Identify every line in the records below that contains the word "this", and copy each of those lines.

■ RECORDS FOR PROCESSING:
*-*-*
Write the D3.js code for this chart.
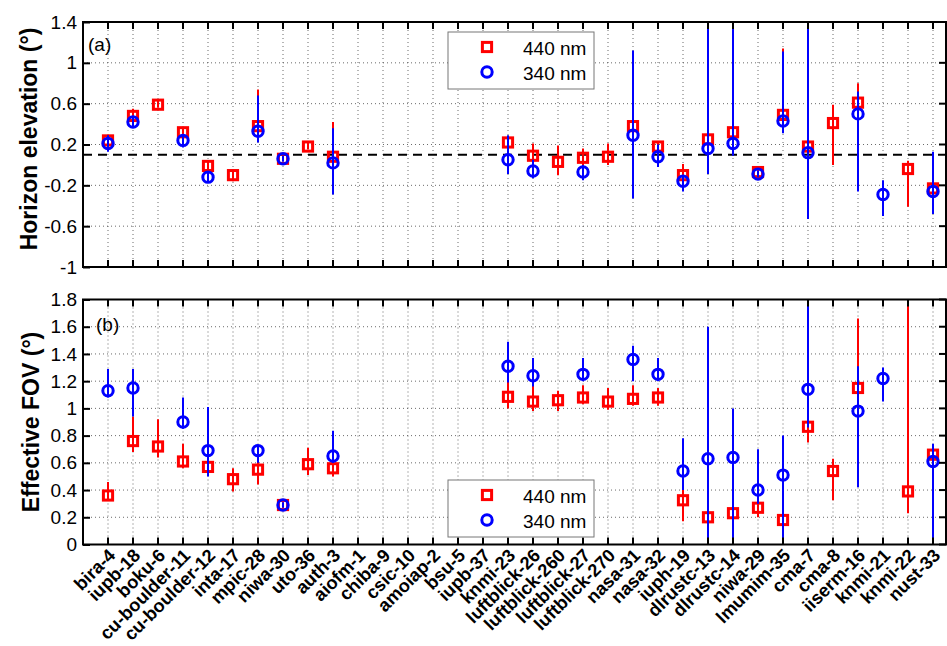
<!DOCTYPE html>
<html><head><meta charset="utf-8">
<script src="https://cdn.jsdelivr.net/npm/d3@7"></script>
<style>body{margin:0;background:#fff}svg{display:block}</style>
</head><body>
<svg id="c" width="947" height="646"></svg>
<script>
const categories = ["bira-4","iupb-18","boku-6","cu-boulder-11","cu-boulder-12","inta-17","mpic-28","niwa-30","uto-36","auth-3","aiofm-1","chiba-9","csic-10","amoiap-2","bsu-5","iupb-37","knmi-23","luftblick-26","luftblick-260","luftblick-27","luftblick-270","nasa-31","nasa-32","iuph-19","dlrustc-13","dlrustc-14","niwa-29","lmumim-35","cma-7","cma-8","iiserm-16","knmi-21","knmi-22","nust-33"];

// (a) Horizon elevation, 440 nm: value, lower, upper
const elev440 = [0.24,0.48,0.59,0.32,-0.01,-0.10,0.38,0.06,0.18,0.08,null,null,null,null,null,null,0.22,0.09,0.03,0.07,0.08,0.38,0.18,-0.10,0.25,0.32,-0.07,0.49,0.18,0.41,0.61,null,-0.04,-0.23];
const elev440Lo = [0.20,0.43,0.56,0.27,-0.05,-0.16,0.30,0.04,0.15,0.05,null,null,null,null,null,null,0.17,0.03,-0.10,0.00,0.00,0.30,0.14,-0.16,0.18,0.25,-0.10,0.40,0.12,0.00,0.50,null,-0.41,-0.46];
const elev440Hi = [0.27,0.55,0.63,0.36,0.03,-0.06,0.74,0.08,0.22,0.42,null,null,null,null,null,null,0.26,0.21,0.19,0.16,0.21,0.45,0.22,0.01,0.30,0.38,-0.04,1.14,0.24,0.59,0.80,null,0.04,-0.20];
// (a) Horizon elevation, 340 nm
const elev340 = [0.21,0.42,null,0.24,-0.12,null,0.33,0.06,null,0.02,null,null,null,null,null,null,0.05,-0.06,null,-0.07,null,0.29,0.08,-0.16,0.16,0.21,-0.09,0.43,0.12,null,0.50,-0.29,null,-0.26];
const elev340Lo = [0.13,0.38,null,0.17,-0.16,null,0.22,0.03,null,-0.29,null,null,null,null,null,null,-0.09,-0.13,null,-0.15,null,-0.33,-0.02,-0.26,-0.09,0.09,-0.12,0.31,-0.53,null,-0.26,-0.50,null,-0.48];
const elev340Hi = [0.29,0.46,null,0.29,-0.08,null,0.68,0.09,null,0.36,null,null,null,null,null,null,0.29,0.05,null,0.00,null,1.12,0.20,-0.10,1.50,1.50,-0.06,1.11,1.50,null,0.72,-0.15,null,0.13];

// (b) Effective FOV, 440 nm
const fov440 = [0.36,0.76,0.72,0.61,0.57,0.48,0.55,0.29,0.59,0.56,null,null,null,null,null,null,1.085,1.05,1.06,1.08,1.05,1.07,1.08,0.325,0.20,0.23,0.27,0.18,0.865,0.54,1.15,null,0.39,0.66];
const fov440Lo = [0.33,0.68,0.64,0.56,0.52,0.39,0.44,0.27,0.51,0.50,null,null,null,null,null,null,1.00,0.98,0.98,1.03,0.99,1.02,1.02,0.17,0.00,0.00,0.20,0.00,0.75,0.325,1.05,null,0.23,0.05];
const fov440Hi = [0.46,0.94,0.92,0.74,0.62,0.56,0.62,0.31,0.71,0.62,null,null,null,null,null,null,1.23,1.17,1.13,1.17,1.15,1.17,1.15,0.45,0.30,0.30,0.32,0.24,1.00,0.63,1.66,null,1.90,0.70];
// (b) Effective FOV, 340 nm
const fov340 = [1.13,1.15,null,0.90,0.69,null,0.69,0.29,null,0.65,null,null,null,null,null,null,1.31,1.24,null,1.25,null,1.36,1.25,0.54,0.63,0.64,0.40,0.51,1.14,null,0.98,1.22,null,0.61];
const fov340Lo = [1.08,0.94,null,0.85,0.50,null,0.60,0.27,null,0.60,null,null,null,null,null,null,1.19,1.16,null,1.20,null,1.20,1.20,0.40,0.00,0.00,0.30,0.00,0.86,null,0.42,1.05,null,0.03];
const fov340Hi = [1.29,1.29,null,1.08,1.01,null,0.72,0.31,null,0.835,null,null,null,null,null,null,1.49,1.37,null,1.37,null,1.46,1.37,0.78,1.60,1.00,0.70,0.80,1.76,null,1.31,1.30,null,0.74];

const elevTicks = [-1,-0.6,-0.2,0.2,0.6,1,1.4];
const fovTicks = [0,0.2,0.4,0.6,0.8,1,1.2,1.4,1.6,1.8];
const refLine = 0.1;
const legendLabels = ["440 nm","340 nm"];
const panelLabels = ["(a)","(b)"];
const yTitles = ["Horizon elevation (\u00b0)","Effective FOV (\u00b0)"];

const RED = "#ff0000", BLUE = "#0000ff";
const FONT = "'Liberation Sans', Arial, Helvetica, sans-serif";
const svg = d3.select("#c");

const L = 83, R = 946;
const x = d3.scaleLinear().domain([0, 34.52]).range([L, R]);

const panels = [
  {top:22, bottom:267, domain:[-1,1.4], ticks:elevTicks,
   s440:[elev440,elev440Lo,elev440Hi], s340:[elev340,elev340Lo,elev340Hi],
   ref:refLine, legendY:32, labelPos:[88,51], title:yTitles[0], titleX:37, titleY:139, label:panelLabels[0]},
  {top:299.5, bottom:544.5, domain:[0,1.8], ticks:fovTicks,
   s440:[fov440,fov440Lo,fov440Hi], s340:[fov340,fov340Lo,fov340Hi],
   ref:null, legendY:480, labelPos:[96,331], title:yTitles[1], titleX:39, titleY:422, label:panelLabels[1]}
];

const fmt = v => (Math.abs(v) < 1e-9 ? "0" : String(+v.toFixed(1)));

panels.forEach((p, pi) => {
  const y = d3.scaleLinear().domain(p.domain).range([p.bottom, p.top]);
  const g = svg.append("g");
  const clipId = "clip" + pi;
  svg.append("clipPath").attr("id", clipId).append("rect")
    .attr("x", L).attr("y", p.top).attr("width", R - L).attr("height", p.bottom - p.top);

  // grid
  const grid = g.append("g").attr("stroke", "#444").attr("stroke-width", 0.8)
    .attr("stroke-dasharray", "1,3");
  categories.forEach((c, i) => {
    grid.append("line").attr("x1", x(i+1)).attr("x2", x(i+1))
      .attr("y1", p.top).attr("y2", p.bottom);
  });
  p.ticks.forEach(t => {
    if (t === p.domain[0] || t === p.domain[1]) return;
    grid.append("line").attr("x1", L).attr("x2", R).attr("y1", y(t)).attr("y2", y(t));
  });

  // reference line
  if (p.ref !== null) {
    g.append("line").attr("x1", L).attr("x2", R).attr("y1", y(p.ref)).attr("y2", y(p.ref))
      .attr("stroke", "#000").attr("stroke-width", 2).attr("stroke-dasharray", "9,6");
  }

  const data = categories.map((c, i) => ({i: i+1,
    v4: p.s440[0][i], l4: p.s440[1][i], h4: p.s440[2][i],
    v3: p.s340[0][i], l3: p.s340[1][i], h3: p.s340[2][i]}));

  const marks = g.append("g").attr("clip-path", `url(#${clipId})`);
  // 440 series: error bars then markers
  marks.selectAll(".e4").data(data.filter(d => d.v4 !== null)).join("line")
    .attr("x1", d => x(d.i)).attr("x2", d => x(d.i))
    .attr("y1", d => y(d.l4)).attr("y2", d => y(d.h4))
    .attr("stroke", RED).attr("stroke-width", 2);
  marks.selectAll(".m4").data(data.filter(d => d.v4 !== null)).join("rect")
    .attr("x", d => x(d.i) - 4.6).attr("y", d => y(d.v4) - 4.6)
    .attr("width", 9.2).attr("height", 9.2)
    .attr("fill", "none").attr("stroke", RED).attr("stroke-width", 3);
  // 340 series
  marks.selectAll(".e3").data(data.filter(d => d.v3 !== null)).join("line")
    .attr("x1", d => x(d.i)).attr("x2", d => x(d.i))
    .attr("y1", d => y(d.l3)).attr("y2", d => y(d.h3))
    .attr("stroke", BLUE).attr("stroke-width", 2);
  marks.selectAll(".m3").data(data.filter(d => d.v3 !== null)).join("circle")
    .attr("cx", d => x(d.i)).attr("cy", d => y(d.v3)).attr("r", 5.2)
    .attr("fill", "none").attr("stroke", BLUE).attr("stroke-width", 3);

  // axes frame
  g.append("rect").attr("x", L).attr("y", p.top).attr("width", R - L).attr("height", p.bottom - p.top)
    .attr("fill", "none").attr("stroke", "#000").attr("stroke-width", 2);

  // x ticks inward, top & bottom
  const xt = g.append("g").attr("stroke", "#000").attr("stroke-width", 2);
  categories.forEach((c, i) => {
    xt.append("line").attr("x1", x(i+1)).attr("x2", x(i+1)).attr("y1", p.bottom).attr("y2", p.bottom - 7);
    xt.append("line").attr("x1", x(i+1)).attr("x2", x(i+1)).attr("y1", p.top).attr("y2", p.top + 7);
  });
  // y axis with d3 axis for labels
  const yAxis = d3.axisLeft(y).tickValues(p.ticks).tickFormat(fmt).tickSizeInner(-7).tickSizeOuter(0).tickPadding(6);
  const ya = g.append("g").attr("transform", `translate(${L},0)`).call(yAxis);
  ya.select(".domain").remove();
  ya.selectAll(".tick line").attr("stroke", "#000").attr("stroke-width", 2);
  ya.selectAll(".tick text").attr("font-family", FONT).attr("font-size", 19).attr("fill", "#000");
  // right side ticks
  p.ticks.forEach(t => {
    g.append("line").attr("x1", R).attr("x2", R - 7).attr("y1", y(t)).attr("y2", y(t))
      .attr("stroke", "#000").attr("stroke-width", 2);
  });

  // y title
  g.append("text").attr("transform", `translate(${p.titleX},${p.titleY}) rotate(-90)`)
    .attr("text-anchor", "middle").attr("font-family", FONT).attr("font-weight", "bold")
    .attr("font-size", 23).text(p.title);

  // panel label
  g.append("text").attr("x", p.labelPos[0]).attr("y", p.labelPos[1])
    .attr("font-family", FONT).attr("font-size", 19).text(p.label);

  // legend
  const lg = g.append("g").attr("transform", `translate(448,${p.legendY})`);
  lg.append("rect").attr("width", 146).attr("height", 57).attr("fill", "#fff")
    .attr("stroke", "#777").attr("stroke-width", 1);
  lg.append("rect").attr("x", 39 - 4.6).attr("y", 15 - 4.6).attr("width", 9.2).attr("height", 9.2)
    .attr("fill", "none").attr("stroke", RED).attr("stroke-width", 3);
  lg.append("circle").attr("cx", 39).attr("cy", 40).attr("r", 5.2)
    .attr("fill", "none").attr("stroke", BLUE).attr("stroke-width", 3);
  lg.append("text").attr("x", 75).attr("y", 23).attr("font-family", FONT).attr("font-size", 19).text(legendLabels[0]);
  lg.append("text").attr("x", 75).attr("y", 48).attr("font-family", FONT).attr("font-size", 19).text(legendLabels[1]);
});

// category labels under bottom panel
const cl = svg.append("g");
categories.forEach((c, i) => {
  cl.append("text")
    .attr("transform", `translate(${x(i+1) + 4},${552}) rotate(-45)`)
    .attr("text-anchor", "end").attr("dy", "0.35em")
    .attr("font-family", FONT).attr("font-weight", "bold").attr("font-size", 18.2)
    .text(c);
});
</script>
</body></html>
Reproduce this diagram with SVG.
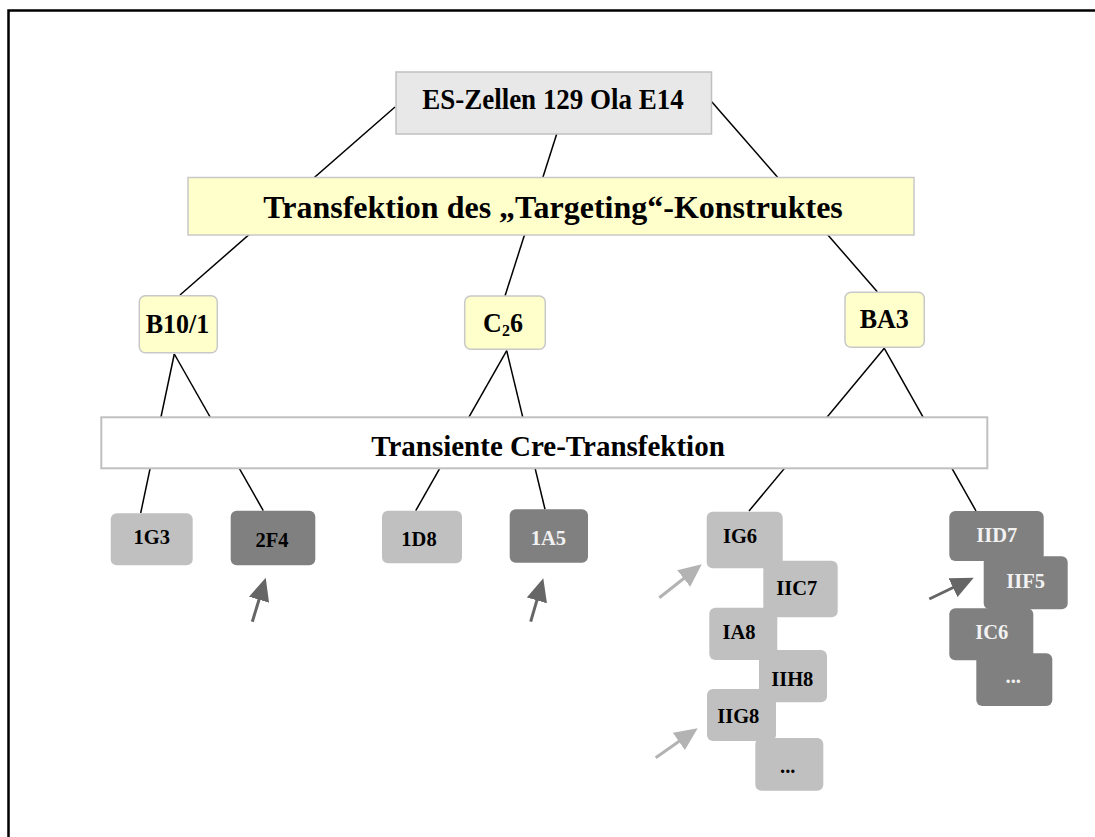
<svg xmlns="http://www.w3.org/2000/svg" width="1095" height="837" viewBox="0 0 1095 837">
<defs>
<style>
.t{font-family:"Liberation Serif","Times New Roman",serif;font-weight:bold;text-anchor:middle}
.conn line{stroke:#000;stroke-width:1.5}
.yb{fill:#ffffcc;stroke:#c8c8c8;stroke-width:1.5}
.lg{fill:#c0c0c0}
.dg{fill:#808080}
.wt{fill:#f2f2f2}
.s20{font-size:20.5px}
.s26{font-size:26px}
.ad{stroke:#666666;stroke-width:3}
.al{stroke:#b3b3b3;stroke-width:3}
</style>
<marker id="hd" markerUnits="userSpaceOnUse" markerWidth="23" markerHeight="21" refX="13" refY="10.5" orient="auto" viewBox="0 0 23 21"><path d="M0,0 L23,10.5 L0,21 z" fill="#666666"/></marker>
<marker id="hl" markerUnits="userSpaceOnUse" markerWidth="23" markerHeight="21" refX="13" refY="10.5" orient="auto" viewBox="0 0 23 21"><path d="M0,0 L23,10.5 L0,21 z" fill="#b3b3b3"/></marker>
</defs>
<rect width="1095" height="837" fill="#fff"/>
<path d="M8.5,837 V10.5 H1095" fill="none" stroke="#000" stroke-width="2.5"/>
<g id="connectors" class="conn">
<line x1="395" y1="107" x2="180" y2="295"/>
<line x1="556.7" y1="134" x2="505" y2="296"/>
<line x1="711.7" y1="101.7" x2="877.3" y2="291.7"/>
<line x1="174.3" y1="354" x2="140.7" y2="513"/>
<line x1="174.3" y1="354" x2="263.3" y2="510.7"/>
<line x1="506.7" y1="350.7" x2="415.7" y2="510.7"/>
<line x1="506.7" y1="350.7" x2="545" y2="509.3"/>
<line x1="884.3" y1="348.3" x2="749" y2="511"/>
<line x1="884.3" y1="348.3" x2="976" y2="511"/>
</g>
<g id="es">
<rect x="396" y="72" width="315.5" height="62" fill="#e8e8e8" stroke="#c0c0c0" stroke-width="1.5"/>
<text class="t" transform="translate(553,108.5) scale(1,1.06)" font-size="27">ES-Zellen 129 Ola E14</text>
</g>
<g id="transfektion">
<rect class="yb" x="188" y="177.5" width="726" height="57.5"/>
<text class="t" x="553" y="218" font-size="32">Transfektion des „Targeting“-Konstruktes</text>
</g>
<g id="b101">
<rect class="yb" x="139.3" y="295.7" width="78" height="57" rx="6"/>
<text class="t s26" transform="translate(177.5,332.7) scale(1,1.09)">B10/1</text>
</g>
<g id="c26">
<rect class="yb" x="464.7" y="296" width="80.6" height="53.3" rx="6"/>
<text class="t s26" transform="translate(503,332) scale(1,1.09)">C<tspan font-size="16" dy="4">2</tspan><tspan dy="-4">6</tspan></text>
</g>
<g id="ba3">
<rect class="yb" x="845" y="292.3" width="79.3" height="55" rx="6"/>
<text class="t s26" transform="translate(884.3,327.7) scale(1,1.09)">BA3</text>
</g>
<g id="transiente">
<rect x="101.3" y="417.3" width="886" height="51" fill="#fff" stroke="#c0c0c0" stroke-width="2"/>
<text class="t" x="548" y="455.7" font-size="29">Transiente Cre-Transfektion</text>
</g>
<g id="n1G3">
<rect class="lg" x="110.7" y="513.3" width="82" height="52" rx="6"/>
<text class="t s20" x="151.7" y="544.3">1G3</text>
</g>
<g id="n2F4">
<rect class="dg" x="230.7" y="510.7" width="84.6" height="54.6" rx="6"/>
<text class="t s20" x="272" y="547.3">2F4</text>
</g>
<g id="n1D8">
<rect class="lg" x="382" y="510.7" width="80" height="52.6" rx="6"/>
<text class="t s20" x="419" y="546">1D8</text>
</g>
<g id="n1A5">
<rect class="dg" x="509.7" y="509.3" width="78.3" height="53.4" rx="6"/>
<text class="t s20 wt" x="548.3" y="545">1A5</text>
</g>
<g id="nIIC7">
<rect class="lg" x="763.3" y="560.7" width="74.4" height="56.6" rx="6"/>
<text class="t s20" x="796.7" y="595">IIC7</text>
</g>
<g id="nIG6">
<rect class="lg" x="706.7" y="511.7" width="76" height="56.6" rx="6"/>
<text class="t s20" x="740" y="543.3">IG6</text>
</g>
<g id="nIIH8">
<rect class="lg" x="759" y="650" width="68" height="52.3" rx="6"/>
<text class="t s20" x="792.3" y="685.7">IIH8</text>
</g>
<g id="nIA8">
<rect class="lg" x="709.3" y="607.7" width="68" height="52.3" rx="6"/>
<text class="t s20" x="739" y="639">IA8</text>
</g>
<g id="nDots1">
<rect class="lg" x="755.3" y="738" width="68" height="52.7" rx="6"/>
<text class="t s20" x="787.7" y="773">...</text>
</g>
<g id="nIIG8">
<rect class="lg" x="707" y="689" width="69" height="52" rx="6"/>
<text class="t s20" x="738.3" y="723.3">IIG8</text>
</g>
<g id="nIIF5">
<rect class="dg" x="983.7" y="556.3" width="84" height="53" rx="6"/>
<text class="t s20 wt" x="1025.7" y="587.7">IIF5</text>
</g>
<g id="nIID7">
<rect class="dg" x="949.3" y="511" width="94.4" height="50" rx="6"/>
<text class="t s20 wt" x="996.7" y="541.7">IID7</text>
</g>
<g id="nDots2">
<rect class="dg" x="976.3" y="653.3" width="76" height="52.7" rx="6"/>
<text class="t s20 wt" x="1013.3" y="683.3">...</text>
</g>
<g id="nIC6">
<rect class="dg" x="949.3" y="608.3" width="84" height="52" rx="6"/>
<text class="t s20 wt" x="991.7" y="639">IC6</text>
</g>
<g id="arrows">
<line class="ad" x1="252.3" y1="621.7" x2="262.8" y2="587.3" marker-end="url(#hd)"/>
<line class="ad" x1="530.7" y1="621.7" x2="540.5" y2="587.9" marker-end="url(#hd)"/>
<line class="al" x1="659.3" y1="597.7" x2="693.9" y2="570.5" marker-end="url(#hl)"/>
<line class="al" x1="655.7" y1="757.7" x2="689.5" y2="734" marker-end="url(#hl)"/>
<line class="ad" x1="929.3" y1="599" x2="964.7" y2="582" marker-end="url(#hd)"/>
</g>
</svg>
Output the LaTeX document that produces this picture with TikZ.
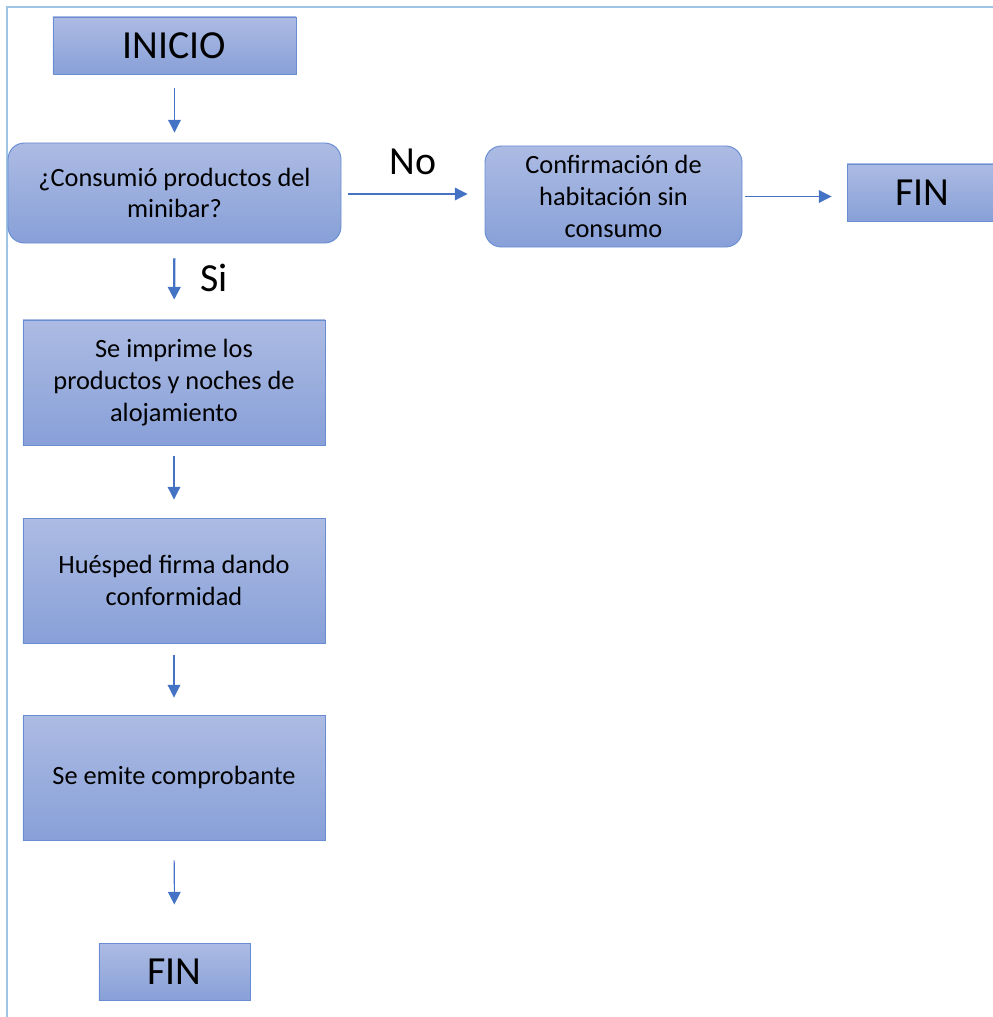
\documentclass[tikz,border=0pt]{standalone}
\usepackage{fontspec}
\setmainfont{Carlito}
\usetikzlibrary{arrows.meta}
\definecolor{boxtop}{RGB}{172,187,227}
\definecolor{boxbot}{RGB}{136,160,216}
\definecolor{boxline}{RGB}{105,141,210}
\definecolor{arrowblue}{RGB}{68,114,196}
\definecolor{framblue}{RGB}{160,196,232}
\begin{document}
\begin{tikzpicture}[x=0.03cm, y=-0.03cm, every node/.style={font=\fontsize{22.5}{27}\selectfont},
  mybox/.style={draw=boxline,top color=boxtop,bottom color=boxbot,align=center,inner sep=0pt,line width=0.8pt},
  myround/.style={mybox,rounded corners=14pt},
  bigtxt/.style={font=\fontsize{34}{40}\selectfont},
  myarrow/.style={-{Triangle[length=0.38cm,width=0.38cm]},draw=arrowblue,line width=0.9pt}]
\useasboundingbox (0,0) rectangle (993,1017);
\clip (0,0) rectangle (993,1017);
\draw[framblue,line width=1.2pt] (7,1020) -- (7,7) -- (1000,7);
\node[mybox,bigtxt,minimum width=7.29cm,minimum height=1.71cm] (inicio) at (174.5,45.5) {INICIO};
\node[myround,minimum width=9.99cm,minimum height=3.0cm] (consumo) at (174.5,193) {¿Consumió productos del\\ minibar?};
\node[myround,minimum width=7.71cm,minimum height=3.03cm] (confirma) at (613.5,196.5) {Confirmación de\\ habitación sin\\ consumo};
\node[mybox,bigtxt,minimum width=4.53cm,minimum height=1.71cm] (finA) at (922.5,192.5) {FIN};
\node[mybox,minimum width=9.06cm,minimum height=3.75cm] (imprime) at (174,382.5) {Se imprime los\\ productos y noches de\\ alojamiento};
\node[mybox,minimum width=9.06cm,minimum height=3.75cm] (firma) at (174,580.5) {Huésped firma dando\\ conformidad};
\node[mybox,minimum width=9.06cm,minimum height=3.75cm] (emite) at (174,777.5) {Se emite comprobante};
\node[mybox,bigtxt,minimum width=4.53cm,minimum height=1.71cm] (finB) at (174.5,971.5) {FIN};
\draw[myarrow,shorten <=0.42cm,shorten >=0.3cm] (inicio) -- (consumo);
\draw[myarrow,shorten <=0.21cm,shorten >=0.51cm] ([yshift=-0.03cm]consumo.east) -- ([yshift=-0.03cm]consumo.east -| confirma.west)
  node[midway,above=0.57cm,inner sep=0pt,bigtxt] {No};
\draw[myarrow,shorten <=0.09cm,shorten >=0.45cm] (confirma.east) -- (confirma.east -| finA.west);
\draw[myarrow,line width=2pt,shorten <=0.45cm,shorten >=0.6cm] (consumo) -- (imprime)
  node[midway,right=0.75cm,yshift=0.12cm,inner sep=0pt,bigtxt] {Si};
\draw[myarrow,shorten <=0.33cm,shorten >=0.54cm] (imprime) -- (firma);
\draw[myarrow,shorten <=0.36cm,shorten >=0.51cm] (firma) -- (emite);
\draw[myarrow,shorten <=0.6cm,shorten >=1.14cm] (emite) -- (finB);
\end{tikzpicture}
\end{document}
*-*-*
■ RESULT:
Write the D3.js code for this chart.
Reproduce this diagram with SVG.
Output the LaTeX document that produces this picture with TikZ.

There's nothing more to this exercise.